■ **Instruction**
It is required that the lines from the top of the listing through the line with "ax = fig.add_axes([84" be reproduced exactly, excluding pictures.

★ ★ ★

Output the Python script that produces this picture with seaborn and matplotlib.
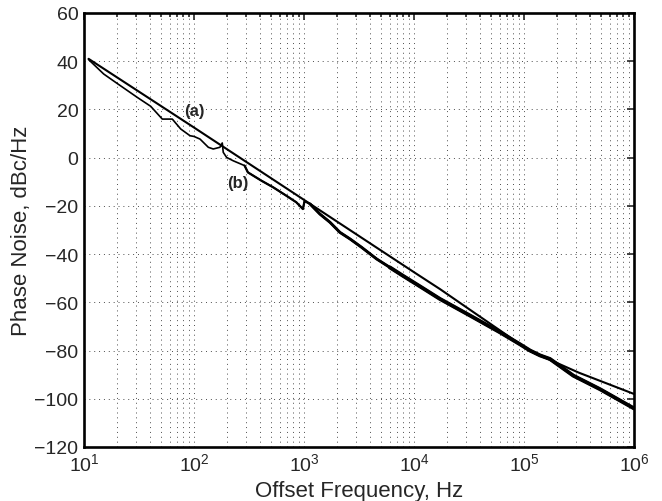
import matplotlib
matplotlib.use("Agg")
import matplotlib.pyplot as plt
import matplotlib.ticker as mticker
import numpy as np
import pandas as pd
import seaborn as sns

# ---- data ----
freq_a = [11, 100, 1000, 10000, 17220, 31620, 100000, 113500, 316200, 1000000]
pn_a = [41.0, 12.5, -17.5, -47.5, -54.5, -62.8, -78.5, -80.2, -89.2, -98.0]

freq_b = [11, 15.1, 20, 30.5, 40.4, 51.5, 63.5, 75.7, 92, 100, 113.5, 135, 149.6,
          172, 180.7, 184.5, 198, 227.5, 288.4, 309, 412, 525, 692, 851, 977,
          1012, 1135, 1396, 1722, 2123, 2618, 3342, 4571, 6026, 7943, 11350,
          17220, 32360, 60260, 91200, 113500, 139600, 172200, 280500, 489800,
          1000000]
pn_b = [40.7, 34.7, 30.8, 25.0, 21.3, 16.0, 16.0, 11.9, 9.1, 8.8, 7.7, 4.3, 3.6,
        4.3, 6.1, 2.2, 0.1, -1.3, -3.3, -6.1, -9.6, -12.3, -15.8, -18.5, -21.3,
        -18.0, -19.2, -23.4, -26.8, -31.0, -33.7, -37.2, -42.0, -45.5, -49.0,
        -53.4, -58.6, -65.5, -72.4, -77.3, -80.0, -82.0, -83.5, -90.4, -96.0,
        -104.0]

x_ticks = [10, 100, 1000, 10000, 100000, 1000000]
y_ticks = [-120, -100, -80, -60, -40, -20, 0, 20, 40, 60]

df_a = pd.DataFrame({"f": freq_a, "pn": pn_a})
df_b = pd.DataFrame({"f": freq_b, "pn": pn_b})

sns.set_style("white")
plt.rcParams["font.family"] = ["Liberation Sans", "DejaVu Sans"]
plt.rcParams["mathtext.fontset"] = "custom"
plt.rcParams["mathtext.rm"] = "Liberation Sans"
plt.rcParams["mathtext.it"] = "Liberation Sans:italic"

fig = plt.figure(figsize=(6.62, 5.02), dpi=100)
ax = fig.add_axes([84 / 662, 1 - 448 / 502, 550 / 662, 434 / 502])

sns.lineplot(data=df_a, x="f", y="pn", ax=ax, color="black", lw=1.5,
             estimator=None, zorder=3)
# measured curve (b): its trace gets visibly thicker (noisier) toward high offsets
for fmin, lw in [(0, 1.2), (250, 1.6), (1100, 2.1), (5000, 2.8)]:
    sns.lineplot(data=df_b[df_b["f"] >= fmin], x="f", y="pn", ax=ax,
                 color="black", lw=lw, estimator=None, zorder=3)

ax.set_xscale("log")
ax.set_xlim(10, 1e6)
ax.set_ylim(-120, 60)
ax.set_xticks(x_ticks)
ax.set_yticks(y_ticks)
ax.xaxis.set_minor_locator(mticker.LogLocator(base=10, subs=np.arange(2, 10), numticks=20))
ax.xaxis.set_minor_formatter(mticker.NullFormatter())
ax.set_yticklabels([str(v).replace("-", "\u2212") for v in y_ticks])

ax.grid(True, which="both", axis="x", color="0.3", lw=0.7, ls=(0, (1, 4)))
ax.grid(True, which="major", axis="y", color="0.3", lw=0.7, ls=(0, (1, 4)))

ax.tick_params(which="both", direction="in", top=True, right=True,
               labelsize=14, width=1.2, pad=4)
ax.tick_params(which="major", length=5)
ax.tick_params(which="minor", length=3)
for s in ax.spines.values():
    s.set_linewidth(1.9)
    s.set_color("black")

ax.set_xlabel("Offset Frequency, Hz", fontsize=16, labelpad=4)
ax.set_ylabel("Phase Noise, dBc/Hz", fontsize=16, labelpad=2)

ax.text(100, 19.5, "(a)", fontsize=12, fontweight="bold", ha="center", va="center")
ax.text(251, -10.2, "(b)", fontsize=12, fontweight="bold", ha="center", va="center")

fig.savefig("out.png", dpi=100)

★ ★ ★

■ **Solution below**
Output the Python script that produces this picture with seaborn and matplotlib.
import matplotlib
matplotlib.use("Agg")
import matplotlib.pyplot as plt
import matplotlib.ticker as mticker
import numpy as np
import pandas as pd
import seaborn as sns

# ---- data ----
freq_a = [11, 100, 1000, 10000, 17220, 31620, 100000, 113500, 316200, 1000000]
pn_a = [41.0, 12.5, -17.5, -47.5, -54.5, -62.8, -78.5, -80.2, -89.2, -98.0]

freq_b = [11, 15.1, 20, 30.5, 40.4, 51.5, 63.5, 75.7, 92, 100, 113.5, 135, 149.6,
          172, 180.7, 184.5, 198, 227.5, 288.4, 309, 412, 525, 692, 851, 977,
          1012, 1135, 1396, 1722, 2123, 2618, 3342, 4571, 6026, 7943, 11350,
          17220, 32360, 60260, 91200, 113500, 139600, 172200, 280500, 489800,
          1000000]
pn_b = [40.7, 34.7, 30.8, 25.0, 21.3, 16.0, 16.0, 11.9, 9.1, 8.8, 7.7, 4.3, 3.6,
        4.3, 6.1, 2.2, 0.1, -1.3, -3.3, -6.1, -9.6, -12.3, -15.8, -18.5, -21.3,
        -18.0, -19.2, -23.4, -26.8, -31.0, -33.7, -37.2, -42.0, -45.5, -49.0,
        -53.4, -58.6, -65.5, -72.4, -77.3, -80.0, -82.0, -83.5, -90.4, -96.0,
        -104.0]

x_ticks = [10, 100, 1000, 10000, 100000, 1000000]
y_ticks = [-120, -100, -80, -60, -40, -20, 0, 20, 40, 60]

df_a = pd.DataFrame({"f": freq_a, "pn": pn_a})
df_b = pd.DataFrame({"f": freq_b, "pn": pn_b})

sns.set_style("white")
plt.rcParams["font.family"] = ["Liberation Sans", "DejaVu Sans"]
plt.rcParams["mathtext.fontset"] = "custom"
plt.rcParams["mathtext.rm"] = "Liberation Sans"
plt.rcParams["mathtext.it"] = "Liberation Sans:italic"

fig = plt.figure(figsize=(6.62, 5.02), dpi=100)
ax = fig.add_axes([84 / 662, 1 - 448 / 502, 550 / 662, 434 / 502])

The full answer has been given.